Mayor John Tory announced Thursday that the city is expanding its Fair Pass Discount Program to include 23,000 low-income residents who have been approved for subsidized daycare, at a cost of $2.4 million to the city.
“It does represent one more way and one more step we’re taking today to make life more affordable for families with limited means who call Toronto home,” Tory said.
The fair pass program was rolled out last year as part of the city’s poverty reduction strategy. The discount allows eligible residents to save one-third the cost of an adult fare for a single ride or monthly pass.
Until now, only certain clients with Ontario Works and the Ontario Disability Support Program were eligible. A total of 173,000 low-income residents now qualify for the discount.
Toronto Mayor John Tory greets children at the Alexandra Park Early Learning and Child Care Centre on Thursday, Sept. 26, 2019.
“Making transit more affordable is about making it easier for low-income residents to be connected to opportunities and to interact with their city,” the city’s poverty reduction advocate Anthony Perruzza said Thursday.
The transit discount, however, does not extend to families of the 17,284 children who are on the waiting list for a subsidized child care spot even if they meet the income requirements.
Tory acknowledged that this could be viewed as being doubly penalized, but said not everyone on the waiting list for a child care subsidy has been verified as eligible.
“We obviously would like to be in a position where we can have as many people as possible who are qualified to receive a [child care] subsidy, and in turn, if they receive a subsidy they would qualify for this program,” Tory said.

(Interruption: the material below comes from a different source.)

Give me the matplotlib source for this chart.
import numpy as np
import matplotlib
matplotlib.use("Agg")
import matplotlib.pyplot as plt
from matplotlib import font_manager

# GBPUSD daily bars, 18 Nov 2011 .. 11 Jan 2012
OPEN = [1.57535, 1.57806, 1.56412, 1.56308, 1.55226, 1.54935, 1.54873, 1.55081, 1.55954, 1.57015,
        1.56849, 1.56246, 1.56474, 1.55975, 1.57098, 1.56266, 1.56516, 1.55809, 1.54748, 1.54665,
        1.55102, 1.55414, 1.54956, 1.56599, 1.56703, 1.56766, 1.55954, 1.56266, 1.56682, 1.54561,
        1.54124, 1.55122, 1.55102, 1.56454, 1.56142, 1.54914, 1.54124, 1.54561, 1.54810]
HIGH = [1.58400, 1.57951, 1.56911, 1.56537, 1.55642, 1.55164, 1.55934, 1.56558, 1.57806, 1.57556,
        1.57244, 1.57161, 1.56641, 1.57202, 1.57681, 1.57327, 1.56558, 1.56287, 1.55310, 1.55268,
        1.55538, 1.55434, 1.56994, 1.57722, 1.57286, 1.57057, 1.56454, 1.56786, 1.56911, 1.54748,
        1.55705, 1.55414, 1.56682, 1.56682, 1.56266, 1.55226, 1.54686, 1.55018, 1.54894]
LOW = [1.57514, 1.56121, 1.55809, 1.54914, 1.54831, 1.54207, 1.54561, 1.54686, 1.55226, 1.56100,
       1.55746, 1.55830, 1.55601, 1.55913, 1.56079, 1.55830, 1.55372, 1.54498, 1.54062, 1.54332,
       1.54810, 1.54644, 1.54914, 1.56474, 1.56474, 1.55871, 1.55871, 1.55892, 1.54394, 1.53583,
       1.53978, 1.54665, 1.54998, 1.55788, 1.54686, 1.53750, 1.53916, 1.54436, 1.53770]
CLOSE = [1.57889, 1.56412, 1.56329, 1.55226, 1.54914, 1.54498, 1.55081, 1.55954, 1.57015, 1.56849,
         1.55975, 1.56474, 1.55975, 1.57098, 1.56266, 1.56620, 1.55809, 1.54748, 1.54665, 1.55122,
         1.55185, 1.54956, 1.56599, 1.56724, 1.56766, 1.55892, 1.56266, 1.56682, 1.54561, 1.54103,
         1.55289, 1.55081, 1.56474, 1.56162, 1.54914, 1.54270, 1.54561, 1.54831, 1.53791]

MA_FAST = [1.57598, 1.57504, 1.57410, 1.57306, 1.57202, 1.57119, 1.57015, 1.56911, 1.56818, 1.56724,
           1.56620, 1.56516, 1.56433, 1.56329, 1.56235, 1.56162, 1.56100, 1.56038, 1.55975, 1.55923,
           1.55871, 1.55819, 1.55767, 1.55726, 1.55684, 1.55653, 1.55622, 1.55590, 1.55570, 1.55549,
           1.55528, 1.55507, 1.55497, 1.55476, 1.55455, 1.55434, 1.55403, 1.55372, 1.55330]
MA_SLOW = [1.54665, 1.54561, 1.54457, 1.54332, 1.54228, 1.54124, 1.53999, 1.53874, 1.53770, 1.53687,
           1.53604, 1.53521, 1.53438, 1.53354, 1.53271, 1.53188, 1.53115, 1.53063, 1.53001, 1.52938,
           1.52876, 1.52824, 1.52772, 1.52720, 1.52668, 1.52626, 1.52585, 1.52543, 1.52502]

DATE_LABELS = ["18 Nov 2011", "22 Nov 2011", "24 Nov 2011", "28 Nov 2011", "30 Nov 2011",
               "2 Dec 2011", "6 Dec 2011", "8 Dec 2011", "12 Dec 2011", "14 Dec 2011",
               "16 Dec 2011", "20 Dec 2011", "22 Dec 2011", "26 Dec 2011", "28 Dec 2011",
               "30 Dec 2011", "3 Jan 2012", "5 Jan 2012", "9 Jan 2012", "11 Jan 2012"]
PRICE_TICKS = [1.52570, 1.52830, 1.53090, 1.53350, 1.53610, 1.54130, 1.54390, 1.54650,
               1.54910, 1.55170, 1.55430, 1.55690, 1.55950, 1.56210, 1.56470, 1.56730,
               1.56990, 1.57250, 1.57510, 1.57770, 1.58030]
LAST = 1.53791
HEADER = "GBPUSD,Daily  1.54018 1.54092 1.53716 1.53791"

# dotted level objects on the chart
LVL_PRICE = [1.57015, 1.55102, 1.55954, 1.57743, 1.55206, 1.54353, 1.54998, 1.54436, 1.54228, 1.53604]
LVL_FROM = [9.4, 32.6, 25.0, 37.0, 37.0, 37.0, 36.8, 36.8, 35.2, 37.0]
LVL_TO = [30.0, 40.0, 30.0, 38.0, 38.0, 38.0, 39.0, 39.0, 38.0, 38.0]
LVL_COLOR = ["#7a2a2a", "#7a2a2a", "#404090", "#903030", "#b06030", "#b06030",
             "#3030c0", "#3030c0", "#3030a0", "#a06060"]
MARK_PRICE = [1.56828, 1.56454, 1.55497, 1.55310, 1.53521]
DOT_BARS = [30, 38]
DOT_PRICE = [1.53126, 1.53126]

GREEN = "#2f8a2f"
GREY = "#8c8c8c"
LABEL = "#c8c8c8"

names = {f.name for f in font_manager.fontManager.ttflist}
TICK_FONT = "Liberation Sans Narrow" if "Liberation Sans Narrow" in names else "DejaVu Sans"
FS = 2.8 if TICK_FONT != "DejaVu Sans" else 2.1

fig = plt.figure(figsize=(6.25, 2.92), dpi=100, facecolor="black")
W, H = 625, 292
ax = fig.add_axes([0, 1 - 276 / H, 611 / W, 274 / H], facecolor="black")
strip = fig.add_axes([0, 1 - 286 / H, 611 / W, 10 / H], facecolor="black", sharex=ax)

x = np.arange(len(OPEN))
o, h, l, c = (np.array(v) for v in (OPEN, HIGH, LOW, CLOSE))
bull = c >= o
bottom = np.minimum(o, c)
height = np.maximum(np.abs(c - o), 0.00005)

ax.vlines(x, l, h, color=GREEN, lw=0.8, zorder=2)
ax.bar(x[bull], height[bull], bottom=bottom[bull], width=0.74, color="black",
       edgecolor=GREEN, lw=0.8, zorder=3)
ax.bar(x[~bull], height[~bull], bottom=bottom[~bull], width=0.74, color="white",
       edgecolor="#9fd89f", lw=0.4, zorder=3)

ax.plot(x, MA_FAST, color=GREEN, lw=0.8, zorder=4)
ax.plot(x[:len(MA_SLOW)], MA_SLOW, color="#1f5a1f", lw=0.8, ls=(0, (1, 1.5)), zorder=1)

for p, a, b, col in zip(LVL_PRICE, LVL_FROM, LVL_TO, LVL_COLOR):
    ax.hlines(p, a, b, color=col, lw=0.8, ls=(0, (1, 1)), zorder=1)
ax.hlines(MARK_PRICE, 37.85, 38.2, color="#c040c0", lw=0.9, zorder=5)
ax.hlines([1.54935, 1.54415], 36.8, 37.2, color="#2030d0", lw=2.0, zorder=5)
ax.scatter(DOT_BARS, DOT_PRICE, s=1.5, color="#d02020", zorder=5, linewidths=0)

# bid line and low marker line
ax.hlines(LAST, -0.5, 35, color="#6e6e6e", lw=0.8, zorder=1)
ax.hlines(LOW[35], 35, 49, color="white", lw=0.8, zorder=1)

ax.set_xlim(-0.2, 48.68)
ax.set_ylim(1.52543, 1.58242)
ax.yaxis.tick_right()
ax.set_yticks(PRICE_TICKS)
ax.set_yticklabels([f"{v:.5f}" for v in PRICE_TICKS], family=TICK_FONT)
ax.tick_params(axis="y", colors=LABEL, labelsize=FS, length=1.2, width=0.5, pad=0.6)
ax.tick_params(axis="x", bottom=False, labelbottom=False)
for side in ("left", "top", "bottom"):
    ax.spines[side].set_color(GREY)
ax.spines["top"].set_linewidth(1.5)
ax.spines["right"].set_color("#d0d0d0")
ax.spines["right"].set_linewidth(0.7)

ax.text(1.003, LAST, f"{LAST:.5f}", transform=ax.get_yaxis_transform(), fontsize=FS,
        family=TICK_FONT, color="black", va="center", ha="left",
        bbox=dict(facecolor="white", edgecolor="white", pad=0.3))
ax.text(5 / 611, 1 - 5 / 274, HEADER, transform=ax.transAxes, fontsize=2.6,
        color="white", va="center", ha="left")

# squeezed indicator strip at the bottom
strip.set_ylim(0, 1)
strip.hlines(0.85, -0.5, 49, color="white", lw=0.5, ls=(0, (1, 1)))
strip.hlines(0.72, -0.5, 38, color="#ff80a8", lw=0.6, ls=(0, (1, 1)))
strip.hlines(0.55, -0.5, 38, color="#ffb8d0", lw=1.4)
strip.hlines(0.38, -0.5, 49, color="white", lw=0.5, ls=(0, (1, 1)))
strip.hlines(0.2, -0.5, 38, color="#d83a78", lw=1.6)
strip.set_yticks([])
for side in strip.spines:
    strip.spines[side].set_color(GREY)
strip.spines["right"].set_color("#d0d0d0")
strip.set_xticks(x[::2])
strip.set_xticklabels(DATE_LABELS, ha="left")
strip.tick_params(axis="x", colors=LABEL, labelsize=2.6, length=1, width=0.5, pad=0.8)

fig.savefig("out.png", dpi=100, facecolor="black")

But it’s really a matter of the available resources to make that happen.”
Advocacy groups for both transit and child care expressed concern with the limited rollout.
“Transit riders need deeper discounts rolled out faster,” TTCriders’ executive director Shelagh Pizey-Allen said Thursday.
Jane Mercer, the executive director for Toronto Coalition for Better Childcare, said in a statement that she too is concerned.
“Every parent who has had their income tested and been deemed eligible for a childcare subsidy should receive the TTC discount immediately, because the childcare waitlist is thousands long,” she said.
The city had originally planned to extend the transit discount to low-income residents receiving housing supports this year, but that component was not funded in the 2019 budget.
A spokesperson told CTV News Toronto that the city does not have access to the income verification currently managed by more than 200 housing providers, and that entering into data-sharing arrangements in order to identify eligible recipients would have delayed this phase of the Fair Pass expansion.
Council did however approve $2.4 million to subsidize transit for the child-care subsidy holders.
The third phase of the transit discount program, if approved by council, would provide the TTC discount to residents living with a household income under the low-income measure threshold plus 15 per cent.